How so? By shortening the link, you're hiding where the link goes to. bit.ly/12345 could go to amazon.com or big-scam-with-a-virus.com, and until you click on it you'd never know.
With bit.ly specifically, add a "+" at the end of the url to see what it points to. It also shows you some stats like creation date and number of clicks over time.
It's useful to know the domain of the link before you click because some people might not want to navigate to unknown sites at work, or at least don't want to navigate to certain sites at work (Facebook, Instagram, YouTube, pornhub, etc, etc.)
You don't need a link shortening service for that. The website and API can just start changing the URL it includes in the tweet if it determines the original URL is a scam.
They can redirect you anywhere. They can also rewrite anything in the URL, like add affiliate IDs or whatever. I'm sure some of them do that, because why not.
That's a decent point about email, but there is nothing they're doing on the website that couldn't be done without a link shortener. And even within the context of email it doesn't really make sense, because email clients can just do the same thing without rewriting the URL.
Every time a link is clicked, send an event to the server with the URL so that it can be tracked. If the URL is already known to be malicious when the page is generated, either don't include the URL or use javascript to intercept the click event and display the interstitial. If links need to be checked for validity at the moment the user clicks them, then just wait for the 200 response and do the same thing, the performance would be identical either way.
> And you think running that type of JS on the page is more secure than a simple redirect?

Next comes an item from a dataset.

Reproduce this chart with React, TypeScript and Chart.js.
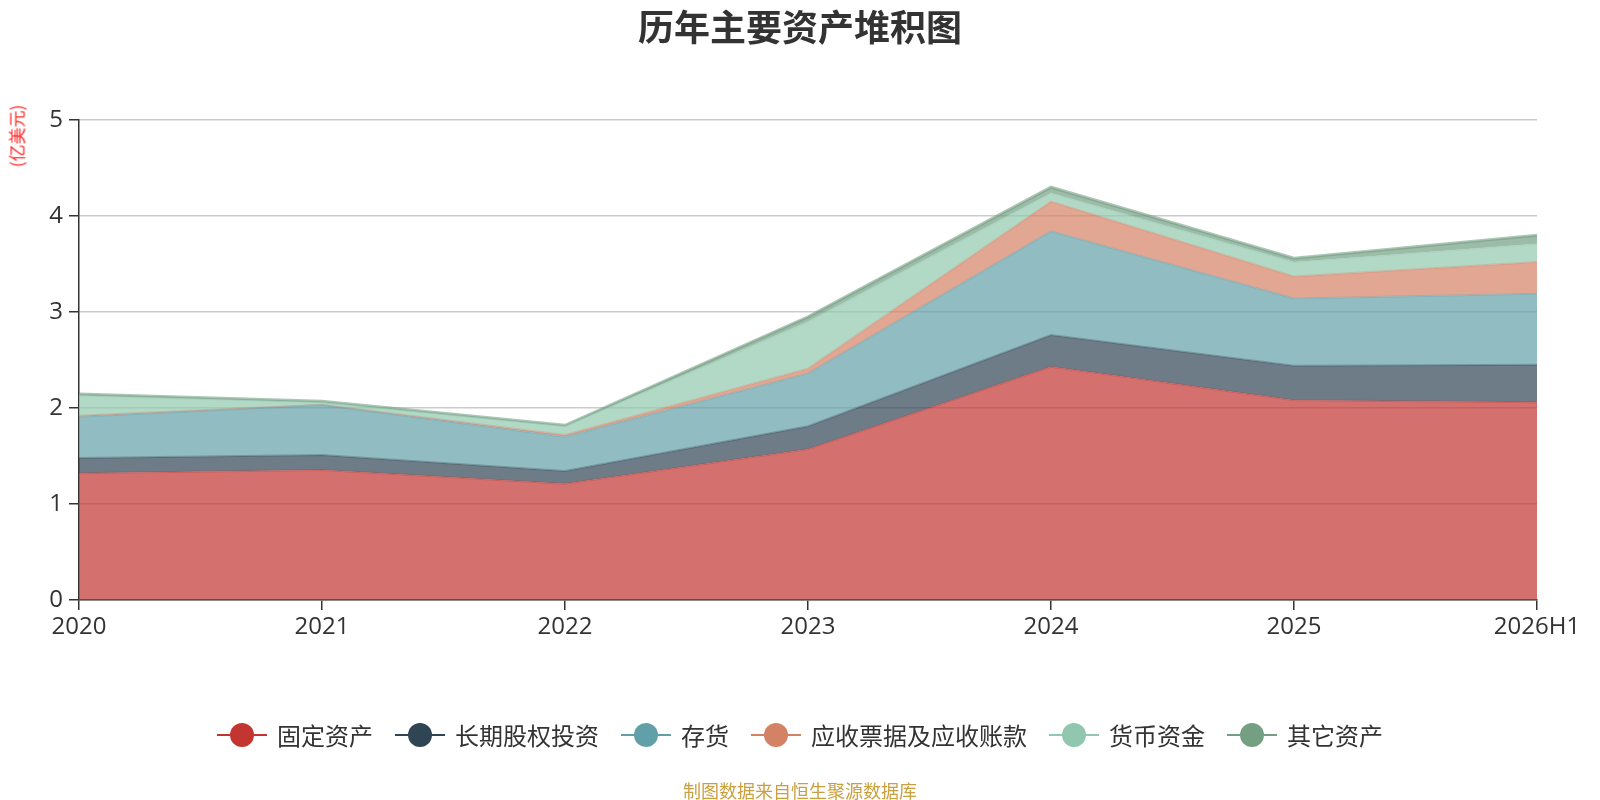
import { useEffect, useRef } from "react"
import { Chart, registerables } from "chart.js"

Chart.register(...registerables)

const years = ["2020", "2021", "2022", "2023", "2024", "2025", "2026H1"]
const fixedAssets = [1.32, 1.355, 1.21, 1.57, 2.43, 2.08, 2.06]
const equityInvest = [0.16, 0.155, 0.135, 0.24, 0.33, 0.36, 0.39]
const inventory = [0.43, 0.52, 0.355, 0.55, 1.08, 0.7, 0.74]
const receivables = [0.01, 0.005, 0.02, 0.05, 0.31, 0.23, 0.33]
const cash = [0.21, 0.025, 0.09, 0.49, 0.09, 0.15, 0.19]
const otherAssets = [0.015, 0.01, 0.01, 0.05, 0.06, 0.04, 0.09]

const seriesNames = ["固定资产", "长期股权投资", "存货", "应收票据及应收账款", "货币资金", "其它资产"]
const seriesColors = ["#c23531", "#2f4554", "#61a0a8", "#d48265", "#91c7ae", "#749f83"]
const seriesValues = [fixedAssets, equityInvest, inventory, receivables, cash, otherAssets]

const FONT = "'Open Sans', 'Noto Sans CJK SC', sans-serif"
const CJK = "'Noto Sans CJK SC', 'Open Sans', sans-serif"

function rgba(hex: string, a: number) {
  const n = parseInt(hex.slice(1), 16)
  return `rgba(${(n >> 16) & 255},${(n >> 8) & 255},${n & 255},${a})`
}

export default function App() {
  const chartRef = useRef<HTMLCanvasElement>(null)
  const chartInstance = useRef<Chart | null>(null)

  useEffect(() => {
    document.body.style.margin = "0"
    if (!chartRef.current) return
    if (chartInstance.current) chartInstance.current.destroy()

    chartInstance.current = new Chart(chartRef.current, {
      type: "line",
      data: {
        labels: years,
        datasets: seriesValues.map((vals, i) => ({
          label: seriesNames[i],
          data: vals,
          // line in the same translucent tone as the area, so it only shows at band edges
          borderColor: rgba(seriesColors[i], i === 5 ? 0.6 : 0.3),
          backgroundColor: rgba(seriesColors[i], 0.7),
          borderWidth: i === 5 ? 3 : 2,
          pointRadius: 0,
          tension: 0,
          fill: i === 0 ? "origin" : "-1",
        })),
      },
      options: {
        animation: false,
        responsive: false,
        layout: { padding: { top: 120, right: 63, left: 0, bottom: 0 } },
        plugins: {
          legend: { display: false },
          title: { display: false },
          tooltip: { enabled: false },
        },
        scales: {
          x: {
            offset: false,
            afterFit: (s) => {
              s.height = 200
            },
            grid: { drawOnChartArea: false, drawTicks: true, tickLength: 10, tickColor: "#333", lineWidth: 1.5 },
            border: { color: "#333", width: 1.5 },
            ticks: { color: "#333", padding: 3, font: { family: FONT, size: 24 }, maxRotation: 0, autoSkip: false },
          },
          y: {
            stacked: true,
            min: 0,
            max: 5,
            afterFit: (s) => {
              s.width = 79
            },
            grid: { color: "#cccccc", lineWidth: 1.5, tickLength: 10, tickColor: "#333" },
            border: { color: "#333", width: 1.5 },
            ticks: { stepSize: 1, color: "#333", padding: 6, font: { family: FONT, size: 24 } },
          },
        },
      },
    })

    return () => {
      if (chartInstance.current) {
        chartInstance.current.destroy()
        chartInstance.current = null
      }
    }
  }, [])

  return (
    <div style={{ position: "relative", width: 1600, height: 800, background: "#fff", overflow: "hidden" }}>
      <canvas ref={chartRef} width={1600} height={800} style={{ position: "absolute", left: 0, top: 0, width: 1600, height: 800 }}></canvas>

      {/* Title */}
      <div style={{ position: "absolute", top: 7, left: 0, width: 1600, textAlign: "center", fontFamily: CJK, fontSize: 36, lineHeight: "36px", fontWeight: "bold", color: "#333" }}>
        历年主要资产堆积图
      </div>

      {/* Unit label */}
      <div style={{ position: "absolute", left: 16, top: 136, transform: "translate(-50%,-50%) rotate(-90deg)", whiteSpace: "nowrap", fontFamily: CJK, fontSize: 17, lineHeight: "17px", color: "#ff2a2a" }}>
        (亿美元)
      </div>

      {/* Legend */}
      <div style={{ position: "absolute", top: 719, left: 0, width: 1600, display: "flex", justifyContent: "center", gap: 22 }}>
        {seriesNames.map((name, i) => (
          <div key={name} style={{ display: "flex", alignItems: "center", height: 32 }}>
            <div style={{ position: "relative", width: 50, height: 24 }}>
              <div style={{ position: "absolute", left: 0, top: 11, width: 50, height: 2, background: seriesColors[i] }}></div>
              <div style={{ position: "absolute", left: 13, top: 0, width: 24, height: 24, borderRadius: 12, background: seriesColors[i] }}></div>
            </div>
            <span style={{ marginLeft: 10, fontFamily: CJK, fontSize: 24, lineHeight: "32px", color: "#333" }}>{name}</span>
          </div>
        ))}
      </div>

      {/* Footer */}
      <div style={{ position: "absolute", top: 779, left: 0, width: 1600, textAlign: "center", fontFamily: CJK, fontSize: 18, lineHeight: "22px", color: "#c9a040" }}>
        制图数据来自恒生聚源数据库
      </div>
    </div>
  )
}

It's not more secure, but it's not less secure and it doesn't break the web. It also shouldn't add an appreciable amount of complexity, given that most of the heavy lifting to sanitize, parse, and format UGC content already happens on the server. E.g. if you're already turning UGC snippets into an AST on the server so that you can cleanly syndicate them in different formats, having the AST generate some js around URLs isn't a big lift.
> I still don’t understand why you think url shorteners break the web.
How do you know where the links resolve to once FB goes out of business?
Given the fact that there are still lots of people whose entire job is translating 6,000-year-old grocery receipts from Sumeria, it's not at all unlikely that tweets being written today will be still be widely studied and considered important 10,000 years from now. But those short links are unlikely to resolve for even the next 20 years.
Also, adding js should no longer add more attack surface now that we have things like subresource integrity in addition to CSPs.
TL;DR: clicking on their shortener can trigger just-in-time malware scan; they can retroactively block links already sent to people; they can strip away the Referer; they can inject their own analytics.
That sounds like the same authoritarian justification for hiding URLs in browsers and such --- "we'll tell you if it's safe, you don't need to know"...
It's not like you can't see the original URL and manually skip the redirect if you wanted to. It's just that most users won't do that which limits the ROI of spam and phishing campaigns.